Search code examples
c#stringparsingescaping

How to parse an escape sequence?


I'm writing a parser for my own markup and I need to handle a few escape sequences but I'm not sure which strategy I should choose.

In particular I have two in my mind.

Here's an example foo \\\<bar baz with two of them: \\ and \<.

When I now scan the string char by char

  1. should I detect the backslash \ and then check if the next character is an excapable one or
  2. should I check for the character and then look back to see whether it's preceded by a backslash \?

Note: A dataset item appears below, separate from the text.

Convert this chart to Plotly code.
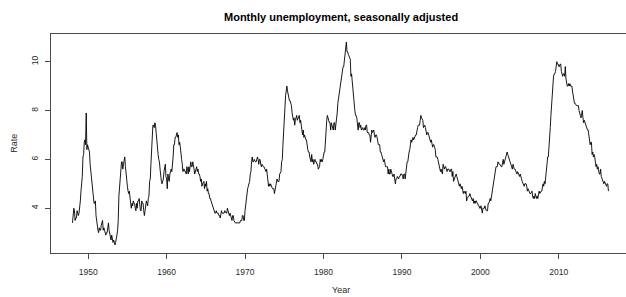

Are there any major (dis)advantages in either one?


Solution

  • You need to know where you're at. The way to do that is a state machine. If you're only doing \r, \t, \n, \", and \\, you can get by with a very simple one. Like this (fiddle here):

    public static class StringExtensions
    {
        private enum UnescapeState
        {
            Unescaped,
            Escaped
        }
    
        public static String Unescape(this String s)
        {
            var sb = new System.Text.StringBuilder();
            UnescapeState state = UnescapeState.Unescaped;
    
            foreach (var ch in s)
            {
                switch (state)
                {
                    case UnescapeState.Escaped:
                        switch (ch)
                        {
                            case 't':
                                sb.Append('\t');
                                break;
                            case 'n':
                                sb.Append('\n');
                                break;
                            case 'r':
                                sb.Append('\r');
                                break;
                            
                            case '\\':
                            case '\"':
                                sb.Append(ch);
                                break;
    
                            default:
                                throw new Exception("Unrecognized escape sequence '\\" + ch + "'");
    
                        }
                        state = UnescapeState.Unescaped;
                        break;
    
                    case UnescapeState.Unescaped:
                        if (ch == '\\')
                        {
                            state = UnescapeState.Escaped;
                        }
                        else
                        {
                            sb.Append(ch);
                        }
                        break;
                }
            }
    
            if (state == UnescapeState.Escaped)
            {
                throw new Exception("Unterminated escape sequence");
            }
    
            return sb.ToString();
        }
    }